Select every line below containing the word "page".

*DATA LINES*.

● ● ● ● ● ● ●

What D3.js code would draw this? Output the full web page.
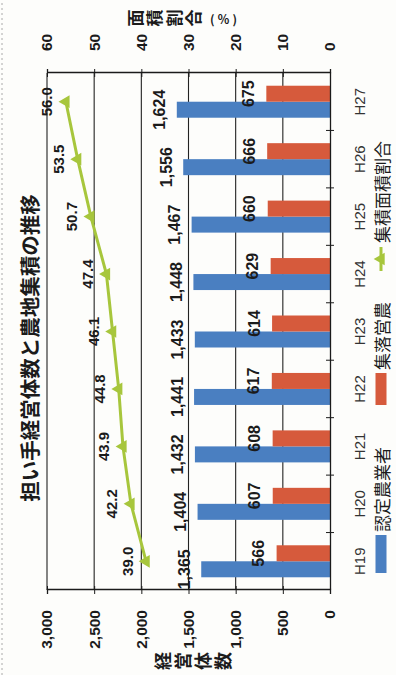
<!DOCTYPE html>
<html lang="ja">
<head>
<meta charset="utf-8">
<script src="https://cdn.jsdelivr.net/npm/d3@7"></script>
<style>
  html, body { margin: 0; padding: 0; background: #fdfdfb; }
  svg { display: block; }
  .num { font-family: "Liberation Sans", Arial, sans-serif; font-weight: bold; fill: #1b1b1b; }
  .jp { font-family: "Noto Sans CJK JP", "Noto Sans", sans-serif; fill: #1b1b1b; }
</style>
</head>
<body>
<svg id="chart" width="396" height="675"></svg>
<script>
// 担い手経営体数と農地集積の推移
const categories = ["H19", "H20", "H21", "H22", "H23", "H24", "H25", "H26", "H27"];
const certifiedFarmers = [1365, 1404, 1432, 1441, 1433, 1448, 1467, 1556, 1624]; // 認定農業者
const communityFarms = [566, 607, 608, 617, 614, 629, 660, 666, 675];            // 集落営農
const areaShare = [39.0, 42.2, 43.9, 44.8, 46.1, 47.4, 50.7, 53.5, 56.0];        // 集積面積割合 (%)
const countTicks = [0, 500, 1000, 1500, 2000, 2500, 3000];
const shareTicks = [0, 10, 20, 30, 40, 50, 60];
const seriesNames = ["認定農業者", "集落営農", "集積面積割合"];

const BLUE = "#4a7fc1", RED = "#d65a3c", GREEN = "#a7c63c", INK = "#1b1b1b";

// The chart is laid out in a 675 x 396 frame and turned a quarter turn counter-clockwise.
const W = 675, H = 396;
const svg = d3.select("#chart");
const g = svg.append("g").attr("transform", `translate(0,${W}) rotate(-90)`);

// faint dotted page edge
g.append("line").attr("x1", 0).attr("x2", W).attr("y1", 2).attr("y2", 2)
  .attr("stroke", "#aaa").attr("stroke-dasharray", "2,3");

const plot = { left: 85, right: 602, top: 47, bottom: 330 };

const x = d3.scaleBand().domain(categories).range([plot.left, plot.right]);
const xSub = d3.scaleBand().domain(["a", "b"]).range([-16, 16]);
const yCount = d3.scaleLinear().domain([0, 3000]).range([plot.bottom, plot.top]);
const yShare = d3.scaleLinear().domain([0, 60]).range([plot.bottom, plot.top]);

// gridlines
g.append("g").selectAll("line").data(countTicks.filter(d => d > 0)).join("line")
  .attr("x1", plot.left).attr("x2", plot.right)
  .attr("y1", d => yCount(d)).attr("y2", d => yCount(d))
  .attr("stroke", "#222").attr("stroke-width", 1.1);

// bars
const bars = g.append("g");
bars.selectAll("rect.a").data(categories).join("rect").attr("class", "a")
  .attr("x", d => x(d) + x.bandwidth() / 2 + xSub("a"))
  .attr("width", xSub.bandwidth())
  .attr("y", (d, i) => yCount(certifiedFarmers[i]))
  .attr("height", (d, i) => yCount(0) - yCount(certifiedFarmers[i]))
  .attr("fill", BLUE);
bars.selectAll("rect.b").data(categories).join("rect").attr("class", "b")
  .attr("x", d => x(d) + x.bandwidth() / 2 + xSub("b"))
  .attr("width", xSub.bandwidth())
  .attr("y", (d, i) => yCount(communityFarms[i]))
  .attr("height", (d, i) => yCount(0) - yCount(communityFarms[i]))
  .attr("fill", RED);

// axes: left (count), right (share), bottom (category)
const leftAxis = g.append("g").attr("transform", `translate(${plot.left},0)`)
  .call(d3.axisLeft(yCount).tickValues(countTicks).tickFormat(d3.format(",")).tickSize(4).tickPadding(16));
const rightAxis = g.append("g").attr("transform", `translate(${plot.right},0)`)
  .call(d3.axisRight(yShare).tickValues(shareTicks).tickFormat(d3.format("d")).tickSize(4).tickPadding(18));
const catAxis = g.append("g").attr("transform", `translate(0,${plot.bottom})`)
  .call(d3.axisBottom(x).tickSize(0).tickPadding(24));

[leftAxis, rightAxis, catAxis].forEach(a => {
  a.select(".domain").attr("stroke", INK).attr("stroke-width", 1.3);
  a.selectAll(".tick line").attr("stroke", INK);
});
leftAxis.selectAll(".tick line").attr("x1", 4);
rightAxis.selectAll(".tick line").attr("x1", -4);
leftAxis.selectAll(".tick text").attr("class", "num").attr("font-size", 15.5).attr("fill", INK);
rightAxis.selectAll(".tick text").attr("class", "num").attr("font-size", 15.5).attr("fill", INK);
catAxis.selectAll(".tick text")
  .attr("font-family", "'Liberation Sans', Arial, sans-serif").attr("font-size", 15).attr("fill", "#333")
  .attr("dy", "0.32em").attr("y", 30);

// category boundary ticks
g.append("g").selectAll("line").data(categories.slice(1)).join("line")
  .attr("x1", d => x(d)).attr("x2", d => x(d))
  .attr("y1", plot.bottom - 4).attr("y2", plot.bottom + 4)
  .attr("stroke", INK);

// bar value labels
const fmtComma = d3.format(",");
g.append("g").selectAll("text").data(categories).join("text").attr("class", "num")
  .attr("x", d => x(d) + x.bandwidth() / 2 + xSub("a") + xSub.bandwidth() / 2)
  .attr("y", (d, i) => yCount(certifiedFarmers[i]) - 17)
  .attr("text-anchor", "middle").attr("dominant-baseline", "central")
  .attr("font-size", 16).text((d, i) => fmtComma(certifiedFarmers[i]));
g.append("g").selectAll("text").data(categories).join("text").attr("class", "num")
  .attr("x", d => x(d) + x.bandwidth() / 2 + xSub("b") + xSub.bandwidth() / 2)
  .attr("y", (d, i) => yCount(communityFarms[i]) - 18)
  .attr("text-anchor", "middle").attr("dominant-baseline", "central")
  .attr("font-size", 16).text((d, i) => fmtComma(communityFarms[i]));

// share line with triangle markers
const line = d3.line().x((d, i) => x(categories[i]) + x.bandwidth() / 2).y(d => yShare(d));
g.append("path").datum(areaShare).attr("d", line)
  .attr("fill", "none").attr("stroke", GREEN).attr("stroke-width", 3);
const tri = d3.symbol().type(d3.symbolTriangle).size(70);
g.append("g").selectAll("path").data(areaShare).join("path")
  .attr("d", tri)
  .attr("transform", (d, i) => `translate(${x(categories[i]) + x.bandwidth() / 2},${yShare(d)})`)
  .attr("fill", GREEN);
g.append("g").selectAll("text").data(areaShare).join("text").attr("class", "num")
  .attr("x", (d, i) => x(categories[i]) + x.bandwidth() / 2)
  .attr("y", d => yShare(d) - 19)
  .attr("text-anchor", "middle").attr("dominant-baseline", "central")
  .attr("font-size", 15).text(d => d3.format(".1f")(d));

// title
g.append("text").attr("class", "jp").attr("x", 327).attr("y", 29)
  .attr("text-anchor", "middle").attr("dominant-baseline", "central")
  .attr("font-size", 20.5).attr("font-weight", "bold")
  .text("担い手経営体数と農地集積の推移");

// left axis title, stacked characters
g.append("g").selectAll("text").data(Array.from("経営体数")).join("text").attr("class", "jp")
  .attr("x", 14).attr("y", (d, i) => 162 + i * 20)
  .attr("text-anchor", "middle").attr("dominant-baseline", "central")
  .attr("font-size", 18).attr("font-weight", "bold").text(d => d);

// right axis title, stacked characters plus unit
g.append("g").selectAll("text").data(Array.from("面積割合")).join("text").attr("class", "jp")
  .attr("x", 657).attr("y", (d, i) => 134 + i * 19.5)
  .attr("text-anchor", "middle").attr("dominant-baseline", "central")
  .attr("font-size", 17).attr("font-weight", "bold").text(d => d);
g.append("text").attr("class", "jp")
  .attr("transform", "translate(657,225) rotate(90)")
  .attr("text-anchor", "middle").attr("dominant-baseline", "central")
  .attr("font-size", 12).attr("font-weight", "bold").attr("letter-spacing", 3).text("(％)");

// legend
const lg = g.append("g").attr("transform", "translate(0,381)");
lg.append("rect").attr("x", 102).attr("y", -5.5).attr("width", 38).attr("height", 11).attr("fill", BLUE);
lg.append("text").attr("class", "jp").attr("x", 143).attr("y", 0).attr("dominant-baseline", "central")
  .attr("font-size", 17).text(seriesNames[0]);
lg.append("rect").attr("x", 270).attr("y", -5.5).attr("width", 32).attr("height", 11).attr("fill", RED);
lg.append("text").attr("class", "jp").attr("x", 305).attr("y", 0).attr("dominant-baseline", "central")
  .attr("font-size", 17).text(seriesNames[1]);
lg.append("line").attr("x1", 404).attr("x2", 428).attr("y1", 0).attr("y2", 0)
  .attr("stroke", GREEN).attr("stroke-width", 3);
lg.append("path").attr("d", tri).attr("transform", "translate(416,0)").attr("fill", GREEN);
lg.append("text").attr("class", "jp").attr("x", 432).attr("y", 0).attr("dominant-baseline", "central")
  .attr("font-size", 17).text(seriesNames[2]);
</script>
</body>
</html>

● ● ● ● ● ● ●

*RESPONSE*.
What D3.js code would draw this? Output the full web page.
// faint dotted page edge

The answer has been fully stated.